26 November 2015 - Many organisations experience challenges when they transition from asset creation to using, optimising and maintaining assets.
Specialist technical, management and engineering company Aurecon recently hosted an asset management breakfast at the Radisson Blu Gautrain Hotel in Sandton to discuss how organisations can better optimise their asset performance. Speakers included Hester Hermus – Director: Technical Support Services – Asset Management from the National Treasury and Clive Ross, Global Head of Asset Management at Aurecon.
“Whether the organisation is running a mining operation, producing clean water, processing wastewater or manufacturing products, increasing economic pressures are forcing companies to find new ways to optimise value from their asset portfolios. As engineers, we need to adopt a full life-cycle approach instead of a phased approach to demonstrate greater value creation rather than cost reduction to clients,” said Ross.
Historically, asset owners have tried to extract this value from an asset’s operations phase by ‘sweating’ the asset. Ross said that the industry is now seeing a shift, where companies are focusing more on using the asset creation phase to generate value.
“Savvy asset owners are now focusing more on design and construction activities because this is how they can ensure that they extract greater value from an asset during its operational life,” he explained. The lifecycle of every asset may be defined by the following phases:
“While only 20% of the life-cycle costs are expended during the Demand planning, Acquisition and Commissioning phases, 80% of the asset’s inherent Reliability is locked by the time an asset is commissioned. This means that during the ongoing Operation and Maintenance phase, an asset owner can only influence 20% of the reliability,” said Ross.
“People are driven by different objectives (organisational, contractual and personal) at each phase of the asset life cycle. To add optimum value, asset owners need to adopt a far more strategic approach to designing reliability and maintainability into an asset during the creation phase.
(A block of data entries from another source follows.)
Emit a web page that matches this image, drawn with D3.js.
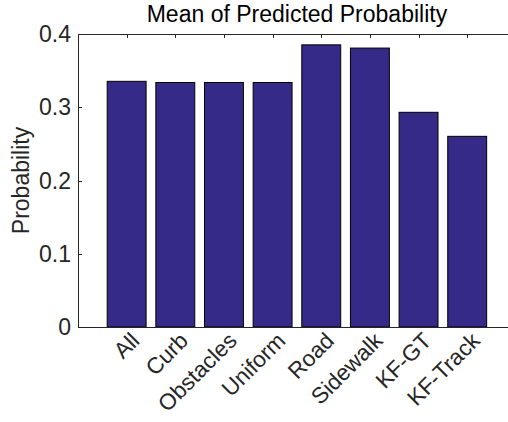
<!DOCTYPE html>
<html><head><meta charset="utf-8">
<script src="https://cdn.jsdelivr.net/npm/d3@7"></script>
<style>body{margin:0;background:#fff}svg{display:block}text{font-family:"Liberation Sans",Arial,Helvetica,sans-serif;fill:#000}</style>
</head><body><svg id="c" width="508" height="422"></svg>
<script>
const categories = ["All","Curb","Obstacles","Uniform","Road","Sidewalk","KF-GT","KF-Track"];
const values = [0.3354,0.3338,0.3338,0.3338,0.3852,0.3808,0.2931,0.2603];
const yTicks = [0,0.1,0.2,0.3,0.4];
const yTickLabels = ["0","0.1","0.2","0.3","0.4"];
const title = "Mean of Predicted Probability";
const yLabel = "Probability";

const svg = d3.select("#c");
const L = 78, T = 34, B = 327, unit = 48.65, FS = 23;
const x = d3.scaleLinear().domain([0, categories.length + 1]).range([L, L + unit * (categories.length + 1)]);
const y = d3.scaleLinear().domain([0, 0.4]).range([B, T]);
const axisColor = "#262626";
const bw = x(0.8) - x(0);

svg.append("g").selectAll("rect").data(values).join("rect")
  .attr("x", (d,i) => x(i+1) - bw/2)
  .attr("y", d => y(d))
  .attr("width", bw)
  .attr("height", d => y(0) - y(d))
  .attr("fill", "#352a87")
  .attr("stroke", "#000")
  .attr("stroke-width", 1);

const g = svg.append("g").attr("stroke", axisColor).attr("fill","none").attr("stroke-width",1);
g.append("line").attr("x1", L).attr("x2", x(categories.length+1)).attr("y1", B+0.5).attr("y2", B+0.5);
g.append("line").attr("x1", L).attr("x2", x(categories.length+1)).attr("y1", T+0.5).attr("y2", T+0.5);
g.append("line").attr("x1", L+0.5).attr("x2", L+0.5).attr("y1", T).attr("y2", B+1);
g.append("line").attr("x1", x(categories.length+1)-0.5).attr("x2", x(categories.length+1)-0.5).attr("y1", T).attr("y2", B+1);

yTicks.forEach((t,i) => {
  const yy = Math.round(y(t)) + 0.5;
  g.append("line").attr("x1", L).attr("x2", L+4).attr("y1", yy).attr("y2", yy);
  svg.append("text").attr("x", L-7).attr("y", y(t)).attr("dy","0.35em")
    .attr("text-anchor","end").attr("font-size", FS).style("fill", axisColor).text(yTickLabels[i]);
});
categories.forEach((c,i) => {
  const xx = Math.round(x(i+1)) + 0.5;
  g.append("line").attr("x1", xx).attr("x2", xx).attr("y1", T).attr("y2", T+4);
  svg.append("text")
    .attr("transform", `translate(${x(i+1)+3},${B+4}) rotate(-45)`)
    .attr("text-anchor","end").attr("dy","0.7em").attr("font-size", 22.5)
    .style("fill", axisColor).text(c);
});

svg.append("text").attr("x", (L + x(categories.length+1))/2).attr("y", 22)
  .attr("text-anchor","middle").attr("font-size", FS).text(title);
svg.append("text").attr("transform", `translate(29,${(T+B)/2}) rotate(-90)`)
  .attr("text-anchor","middle").attr("font-size", FS).style("fill", axisColor).text(yLabel);
</script></body></html>
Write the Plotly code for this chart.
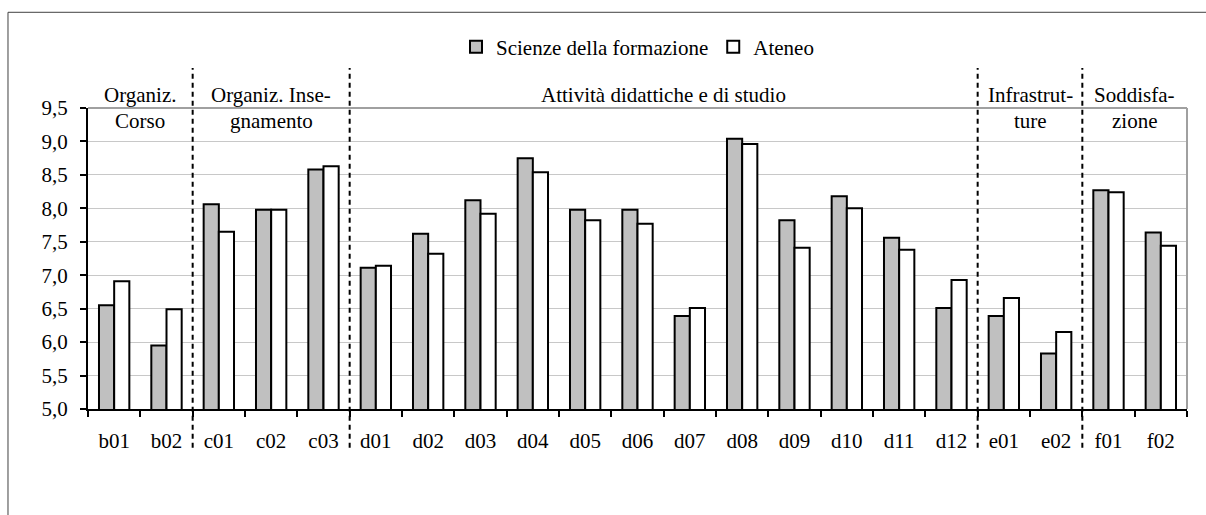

This is achieved when all stakeholders are aligned to a common suite of objectives focused on the entire asset lifecycle. Involving the Operation and Maintenance staff in the asset creation phase helps to influence the design of the asset and will have a large impact on the long-term asset performance by improving the maintainability, reliability and operability of assets,” he added.
True value may be derived by considering key aspects, from an asset management perspective rather than purely a design or engineering perspective, such as:
“The best time to make design changes is during the beginning of the project, because that’s when you can make the greatest impact at the lowest cost,” Ross asserted.
Another area where asset owners are losing value is during the commissioning phase. According to Ross, engineers need to implement a better structured and formalised operational readiness programme as part of the construction and commissioning activities. This facilitates a more vertical start up where assets are commissioned sooner and reach full capacity earlier. In addition, they need to ensure that physical and financial asset registers are accurate and that asset management strategies and maintenance plans are ready at commissioning. This provides greater control of maintenance activities and optimises maintenance expenditure from day one.
Hermus commented that a life-cycle approach and focusing on value creation, not only cost reduction, is particularly relevant for the public sector.
“The role of assets in the public sector is to deliver an acceptable level of service, sustainably. As service delivery is the core function, economic benefit isn’t always the overriding consideration for municipalities and government entities. All too often, it becomes difficult for the public sector to find the budget to maintain their assets so, instead of optimising maintenance expenditure on existing infrastructure, we focus on putting new assets on the ground. The result is an increase in the number of assets to maintain without the subsequent budgets necessarily split appropriately between capital and maintenance,” said Hermus.
When a life-cycle approach is taken, organisations will be able to plan ahead and, through experience, start closing the gap between estimated costs and actual costs of asset management.
“For example, in the public sector, disposal costs for assets can also be significant where they involve hazardous materials or sites. The costs relating to restoring the environment to its original safe state following the decommissioning of assets need to known and planned for before the ‘investment decision’ is made. A life-cycle approach will ensure that asset owners have made provisions for everything from maintenance and operation to disposal or renewal,” concluded Hermus.